======== Exercise data ========

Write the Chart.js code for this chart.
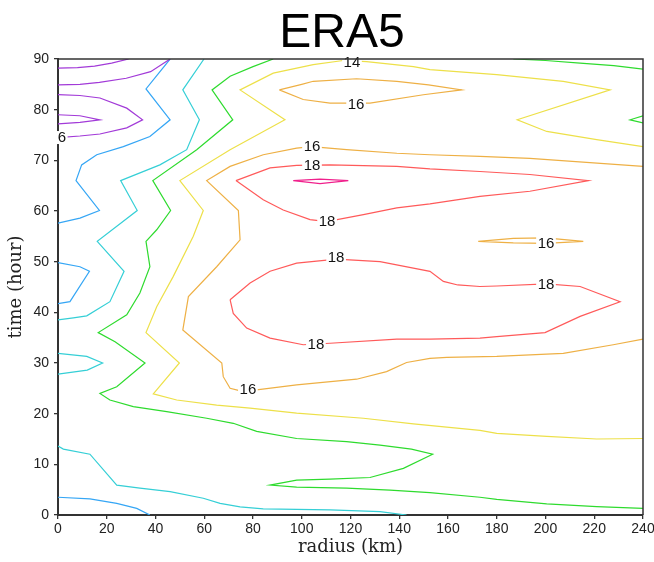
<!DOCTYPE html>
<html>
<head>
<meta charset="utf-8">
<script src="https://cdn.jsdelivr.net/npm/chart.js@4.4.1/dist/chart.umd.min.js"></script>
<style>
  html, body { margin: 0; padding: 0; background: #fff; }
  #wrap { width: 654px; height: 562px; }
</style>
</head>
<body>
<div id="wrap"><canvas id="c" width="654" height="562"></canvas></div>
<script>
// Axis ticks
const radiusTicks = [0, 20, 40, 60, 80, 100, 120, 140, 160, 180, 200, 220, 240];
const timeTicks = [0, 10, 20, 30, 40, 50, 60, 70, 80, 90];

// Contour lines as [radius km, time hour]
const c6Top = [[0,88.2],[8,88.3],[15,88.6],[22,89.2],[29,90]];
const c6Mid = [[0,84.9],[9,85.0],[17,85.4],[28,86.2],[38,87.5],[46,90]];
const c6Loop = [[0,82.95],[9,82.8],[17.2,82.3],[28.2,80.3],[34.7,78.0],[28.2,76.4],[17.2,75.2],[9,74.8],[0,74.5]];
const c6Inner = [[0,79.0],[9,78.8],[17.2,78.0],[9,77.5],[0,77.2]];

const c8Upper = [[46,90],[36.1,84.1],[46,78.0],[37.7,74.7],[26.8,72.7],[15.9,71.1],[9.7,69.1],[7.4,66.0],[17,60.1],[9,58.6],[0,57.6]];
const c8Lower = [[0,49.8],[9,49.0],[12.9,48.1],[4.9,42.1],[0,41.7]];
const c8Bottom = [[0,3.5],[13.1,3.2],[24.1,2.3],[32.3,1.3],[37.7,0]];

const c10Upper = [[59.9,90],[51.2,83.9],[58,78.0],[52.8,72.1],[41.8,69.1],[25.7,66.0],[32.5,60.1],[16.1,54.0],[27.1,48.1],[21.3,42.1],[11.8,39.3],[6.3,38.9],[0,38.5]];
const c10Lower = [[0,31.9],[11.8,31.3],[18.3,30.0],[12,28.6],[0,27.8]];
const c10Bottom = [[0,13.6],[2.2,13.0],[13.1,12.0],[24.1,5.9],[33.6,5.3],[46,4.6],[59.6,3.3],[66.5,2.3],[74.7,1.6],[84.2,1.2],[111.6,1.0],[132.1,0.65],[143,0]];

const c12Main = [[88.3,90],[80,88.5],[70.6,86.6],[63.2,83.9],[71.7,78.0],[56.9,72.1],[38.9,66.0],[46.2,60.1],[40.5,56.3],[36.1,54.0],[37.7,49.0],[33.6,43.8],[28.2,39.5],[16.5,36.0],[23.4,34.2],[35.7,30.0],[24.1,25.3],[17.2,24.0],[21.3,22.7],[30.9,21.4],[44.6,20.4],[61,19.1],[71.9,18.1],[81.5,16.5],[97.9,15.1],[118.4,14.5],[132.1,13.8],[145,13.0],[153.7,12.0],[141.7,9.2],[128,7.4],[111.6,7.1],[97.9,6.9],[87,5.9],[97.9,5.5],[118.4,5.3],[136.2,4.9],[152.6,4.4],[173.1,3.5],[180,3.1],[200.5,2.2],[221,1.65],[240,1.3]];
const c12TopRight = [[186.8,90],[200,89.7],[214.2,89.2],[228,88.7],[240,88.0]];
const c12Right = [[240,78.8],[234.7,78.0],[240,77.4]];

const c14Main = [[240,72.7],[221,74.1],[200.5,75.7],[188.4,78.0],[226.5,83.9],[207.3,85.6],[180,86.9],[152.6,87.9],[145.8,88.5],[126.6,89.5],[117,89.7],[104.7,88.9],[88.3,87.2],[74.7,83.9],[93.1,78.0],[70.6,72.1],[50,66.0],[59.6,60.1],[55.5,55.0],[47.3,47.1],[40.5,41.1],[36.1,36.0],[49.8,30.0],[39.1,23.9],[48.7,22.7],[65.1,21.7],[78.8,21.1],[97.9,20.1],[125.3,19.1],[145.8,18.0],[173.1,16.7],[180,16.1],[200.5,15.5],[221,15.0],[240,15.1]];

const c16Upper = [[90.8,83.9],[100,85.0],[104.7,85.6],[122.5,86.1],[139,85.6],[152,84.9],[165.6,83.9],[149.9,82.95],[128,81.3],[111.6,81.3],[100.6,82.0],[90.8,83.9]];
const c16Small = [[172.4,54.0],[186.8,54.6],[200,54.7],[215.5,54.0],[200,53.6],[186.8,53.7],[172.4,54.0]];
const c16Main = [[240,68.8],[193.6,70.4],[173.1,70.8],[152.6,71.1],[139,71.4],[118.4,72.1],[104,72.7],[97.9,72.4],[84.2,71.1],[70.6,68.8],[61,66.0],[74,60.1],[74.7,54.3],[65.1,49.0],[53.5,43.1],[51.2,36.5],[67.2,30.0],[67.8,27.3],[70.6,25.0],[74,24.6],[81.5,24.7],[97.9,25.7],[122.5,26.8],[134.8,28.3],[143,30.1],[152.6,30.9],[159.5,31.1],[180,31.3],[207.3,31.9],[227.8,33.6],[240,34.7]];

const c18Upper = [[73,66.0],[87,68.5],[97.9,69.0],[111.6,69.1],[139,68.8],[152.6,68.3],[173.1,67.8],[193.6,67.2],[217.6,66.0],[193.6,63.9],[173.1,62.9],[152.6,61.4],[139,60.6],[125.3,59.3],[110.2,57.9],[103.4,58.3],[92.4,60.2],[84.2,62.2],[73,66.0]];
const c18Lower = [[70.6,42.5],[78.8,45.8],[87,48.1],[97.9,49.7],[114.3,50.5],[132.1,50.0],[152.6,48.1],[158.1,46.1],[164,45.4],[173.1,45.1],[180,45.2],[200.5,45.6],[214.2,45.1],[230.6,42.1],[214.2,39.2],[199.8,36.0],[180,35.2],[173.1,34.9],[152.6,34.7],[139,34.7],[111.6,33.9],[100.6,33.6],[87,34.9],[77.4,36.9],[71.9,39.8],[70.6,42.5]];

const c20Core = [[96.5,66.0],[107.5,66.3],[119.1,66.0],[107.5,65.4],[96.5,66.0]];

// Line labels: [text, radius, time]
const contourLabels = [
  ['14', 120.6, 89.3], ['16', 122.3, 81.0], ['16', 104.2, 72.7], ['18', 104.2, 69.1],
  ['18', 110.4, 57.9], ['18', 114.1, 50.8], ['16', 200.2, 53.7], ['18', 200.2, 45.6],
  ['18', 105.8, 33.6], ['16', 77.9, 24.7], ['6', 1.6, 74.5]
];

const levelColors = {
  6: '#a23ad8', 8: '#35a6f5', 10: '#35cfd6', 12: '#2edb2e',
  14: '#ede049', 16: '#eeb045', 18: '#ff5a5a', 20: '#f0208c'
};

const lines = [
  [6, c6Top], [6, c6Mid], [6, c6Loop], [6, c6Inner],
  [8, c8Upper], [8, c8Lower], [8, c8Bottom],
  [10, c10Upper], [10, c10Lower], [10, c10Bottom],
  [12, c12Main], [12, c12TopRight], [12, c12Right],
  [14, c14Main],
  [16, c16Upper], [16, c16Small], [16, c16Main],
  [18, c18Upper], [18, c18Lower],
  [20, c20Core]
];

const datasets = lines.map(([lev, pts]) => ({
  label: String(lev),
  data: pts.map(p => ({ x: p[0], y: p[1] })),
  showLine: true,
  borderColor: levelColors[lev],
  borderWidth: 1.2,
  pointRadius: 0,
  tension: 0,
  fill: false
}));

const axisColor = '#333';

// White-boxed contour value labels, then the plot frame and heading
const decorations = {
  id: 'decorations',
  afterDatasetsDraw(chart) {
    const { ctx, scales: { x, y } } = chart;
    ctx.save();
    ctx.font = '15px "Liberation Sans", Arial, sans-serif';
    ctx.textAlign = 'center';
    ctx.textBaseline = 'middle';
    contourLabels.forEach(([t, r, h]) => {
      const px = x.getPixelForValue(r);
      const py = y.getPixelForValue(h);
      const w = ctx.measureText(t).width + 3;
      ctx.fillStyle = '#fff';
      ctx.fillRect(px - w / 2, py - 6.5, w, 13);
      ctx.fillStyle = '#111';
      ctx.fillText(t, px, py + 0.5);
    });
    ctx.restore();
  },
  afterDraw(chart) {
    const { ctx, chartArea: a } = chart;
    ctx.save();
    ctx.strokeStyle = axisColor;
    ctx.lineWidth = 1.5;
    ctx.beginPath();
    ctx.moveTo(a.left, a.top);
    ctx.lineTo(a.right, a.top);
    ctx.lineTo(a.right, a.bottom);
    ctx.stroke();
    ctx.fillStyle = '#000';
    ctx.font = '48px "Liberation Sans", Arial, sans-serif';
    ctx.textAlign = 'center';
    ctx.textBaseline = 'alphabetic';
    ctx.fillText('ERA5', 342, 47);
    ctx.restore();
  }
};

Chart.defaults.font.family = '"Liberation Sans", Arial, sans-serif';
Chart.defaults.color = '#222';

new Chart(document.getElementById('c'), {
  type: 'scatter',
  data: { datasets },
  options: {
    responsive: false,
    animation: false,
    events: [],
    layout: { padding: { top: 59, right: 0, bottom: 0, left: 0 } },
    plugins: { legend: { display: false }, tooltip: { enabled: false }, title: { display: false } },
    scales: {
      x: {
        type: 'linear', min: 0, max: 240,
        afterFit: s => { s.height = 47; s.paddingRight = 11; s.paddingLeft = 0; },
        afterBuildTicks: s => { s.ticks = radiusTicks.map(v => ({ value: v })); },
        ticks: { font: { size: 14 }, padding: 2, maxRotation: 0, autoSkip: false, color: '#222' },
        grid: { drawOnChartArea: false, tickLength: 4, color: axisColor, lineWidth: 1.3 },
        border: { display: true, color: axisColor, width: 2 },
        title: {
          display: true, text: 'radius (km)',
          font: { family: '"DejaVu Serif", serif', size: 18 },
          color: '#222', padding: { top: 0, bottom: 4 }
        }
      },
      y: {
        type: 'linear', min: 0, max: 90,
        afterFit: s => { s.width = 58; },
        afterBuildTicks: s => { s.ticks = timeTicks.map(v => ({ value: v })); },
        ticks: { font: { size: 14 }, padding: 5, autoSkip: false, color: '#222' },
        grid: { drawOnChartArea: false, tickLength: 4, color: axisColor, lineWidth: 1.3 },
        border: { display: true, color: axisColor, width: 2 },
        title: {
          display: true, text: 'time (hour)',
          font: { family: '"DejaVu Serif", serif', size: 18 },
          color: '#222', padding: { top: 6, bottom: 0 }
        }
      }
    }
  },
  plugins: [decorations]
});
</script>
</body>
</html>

========
======== Exercise data ========

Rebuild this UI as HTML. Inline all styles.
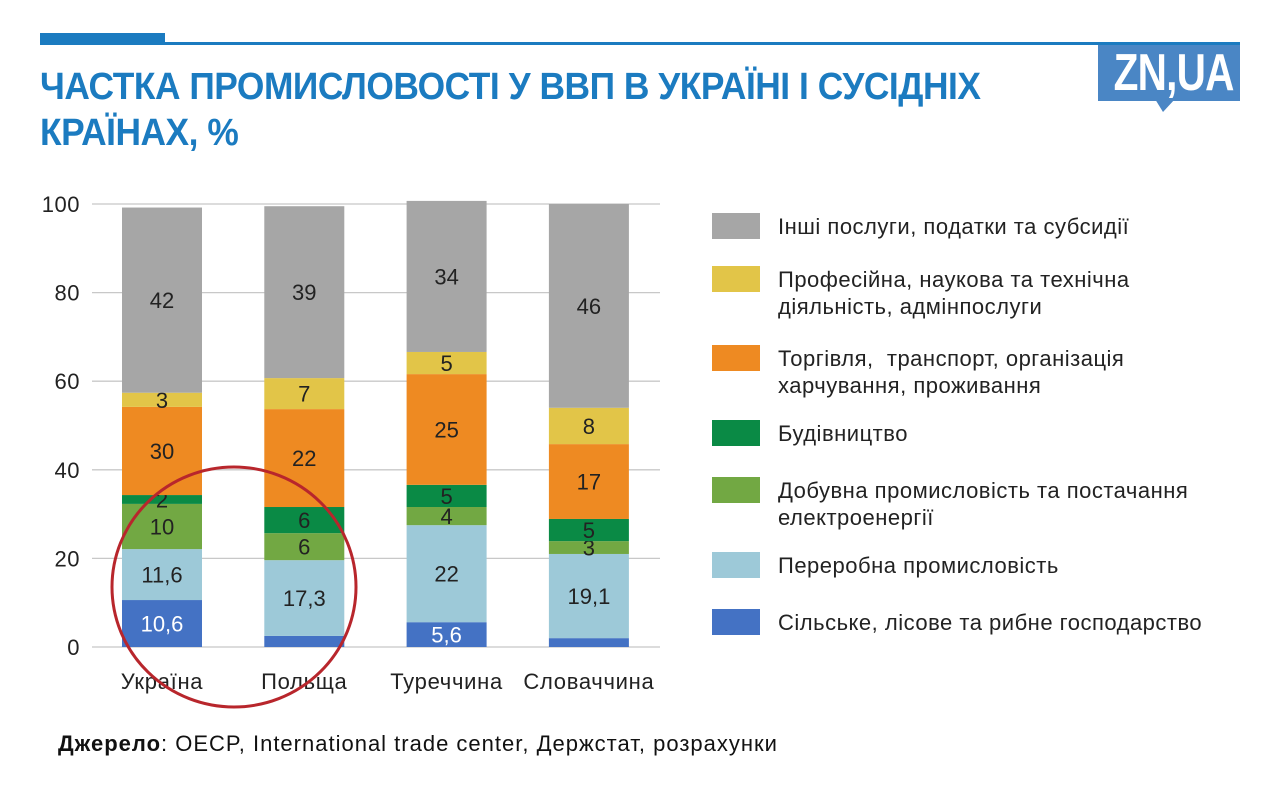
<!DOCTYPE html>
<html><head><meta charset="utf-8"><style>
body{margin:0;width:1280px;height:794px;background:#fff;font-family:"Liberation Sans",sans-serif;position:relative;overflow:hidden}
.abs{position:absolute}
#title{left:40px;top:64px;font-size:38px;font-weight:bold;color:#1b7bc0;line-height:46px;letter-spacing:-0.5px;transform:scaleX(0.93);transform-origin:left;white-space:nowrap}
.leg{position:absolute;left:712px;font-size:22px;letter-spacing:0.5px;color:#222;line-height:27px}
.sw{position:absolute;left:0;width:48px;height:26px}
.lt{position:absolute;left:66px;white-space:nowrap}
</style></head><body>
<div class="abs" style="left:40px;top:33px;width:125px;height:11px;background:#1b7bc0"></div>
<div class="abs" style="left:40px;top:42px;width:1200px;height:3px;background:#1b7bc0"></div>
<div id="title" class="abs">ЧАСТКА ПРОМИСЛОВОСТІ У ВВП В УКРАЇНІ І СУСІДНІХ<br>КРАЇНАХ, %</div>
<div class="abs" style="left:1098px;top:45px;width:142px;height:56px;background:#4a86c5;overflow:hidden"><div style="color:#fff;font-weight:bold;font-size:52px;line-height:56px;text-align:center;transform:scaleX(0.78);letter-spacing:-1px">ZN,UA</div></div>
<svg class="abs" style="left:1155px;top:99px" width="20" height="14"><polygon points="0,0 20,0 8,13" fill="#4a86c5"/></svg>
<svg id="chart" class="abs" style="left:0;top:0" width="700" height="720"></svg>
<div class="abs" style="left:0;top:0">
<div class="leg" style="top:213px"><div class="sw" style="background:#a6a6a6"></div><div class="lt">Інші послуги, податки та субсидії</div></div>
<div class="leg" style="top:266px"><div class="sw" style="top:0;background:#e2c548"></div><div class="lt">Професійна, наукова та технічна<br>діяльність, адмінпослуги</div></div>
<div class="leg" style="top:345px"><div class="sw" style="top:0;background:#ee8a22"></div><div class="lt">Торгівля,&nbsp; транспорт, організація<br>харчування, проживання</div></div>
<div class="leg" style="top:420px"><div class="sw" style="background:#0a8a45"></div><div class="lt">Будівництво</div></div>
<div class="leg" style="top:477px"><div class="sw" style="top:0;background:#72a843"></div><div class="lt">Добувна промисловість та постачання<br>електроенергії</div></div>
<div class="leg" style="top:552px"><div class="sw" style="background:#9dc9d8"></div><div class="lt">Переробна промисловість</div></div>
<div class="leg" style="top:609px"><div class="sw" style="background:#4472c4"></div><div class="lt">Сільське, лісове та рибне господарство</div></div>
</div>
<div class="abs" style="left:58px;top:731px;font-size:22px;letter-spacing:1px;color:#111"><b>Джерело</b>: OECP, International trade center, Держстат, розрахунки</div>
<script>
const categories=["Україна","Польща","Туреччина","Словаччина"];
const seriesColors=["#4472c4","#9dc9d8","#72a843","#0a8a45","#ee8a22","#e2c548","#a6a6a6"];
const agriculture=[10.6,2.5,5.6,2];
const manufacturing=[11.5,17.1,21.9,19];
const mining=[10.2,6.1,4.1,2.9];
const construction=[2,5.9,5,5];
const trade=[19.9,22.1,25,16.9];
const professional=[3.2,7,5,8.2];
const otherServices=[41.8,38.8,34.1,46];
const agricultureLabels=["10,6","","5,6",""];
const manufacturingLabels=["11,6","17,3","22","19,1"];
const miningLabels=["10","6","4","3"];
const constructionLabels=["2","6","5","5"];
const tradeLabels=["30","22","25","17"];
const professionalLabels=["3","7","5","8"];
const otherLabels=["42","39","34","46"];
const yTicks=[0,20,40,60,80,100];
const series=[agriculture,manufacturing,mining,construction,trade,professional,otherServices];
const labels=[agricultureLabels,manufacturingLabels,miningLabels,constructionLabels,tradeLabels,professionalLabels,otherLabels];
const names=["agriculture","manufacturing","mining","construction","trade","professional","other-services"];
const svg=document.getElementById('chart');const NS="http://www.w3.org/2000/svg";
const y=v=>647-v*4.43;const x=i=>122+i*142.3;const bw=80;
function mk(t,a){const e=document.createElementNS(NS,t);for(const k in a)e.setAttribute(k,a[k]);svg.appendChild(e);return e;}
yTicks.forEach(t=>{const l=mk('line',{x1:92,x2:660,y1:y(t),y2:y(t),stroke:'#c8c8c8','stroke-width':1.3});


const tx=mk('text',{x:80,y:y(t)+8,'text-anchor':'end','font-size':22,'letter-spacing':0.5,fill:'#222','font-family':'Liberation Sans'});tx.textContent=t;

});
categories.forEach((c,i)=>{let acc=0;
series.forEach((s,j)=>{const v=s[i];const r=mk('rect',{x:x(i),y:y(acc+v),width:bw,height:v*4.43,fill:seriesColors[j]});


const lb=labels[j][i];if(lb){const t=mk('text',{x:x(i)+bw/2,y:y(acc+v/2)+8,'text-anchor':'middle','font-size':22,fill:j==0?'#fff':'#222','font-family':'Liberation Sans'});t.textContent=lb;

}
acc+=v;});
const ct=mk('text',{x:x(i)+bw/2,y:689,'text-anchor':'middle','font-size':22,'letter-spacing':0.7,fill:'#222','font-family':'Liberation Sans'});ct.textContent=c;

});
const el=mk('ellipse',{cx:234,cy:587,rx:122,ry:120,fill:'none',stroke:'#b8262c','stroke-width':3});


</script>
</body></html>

========

Copy every line of the records above that contains "this".

Write the Chart.js code for this chart.
Rebuild this UI as HTML. Inline all styles.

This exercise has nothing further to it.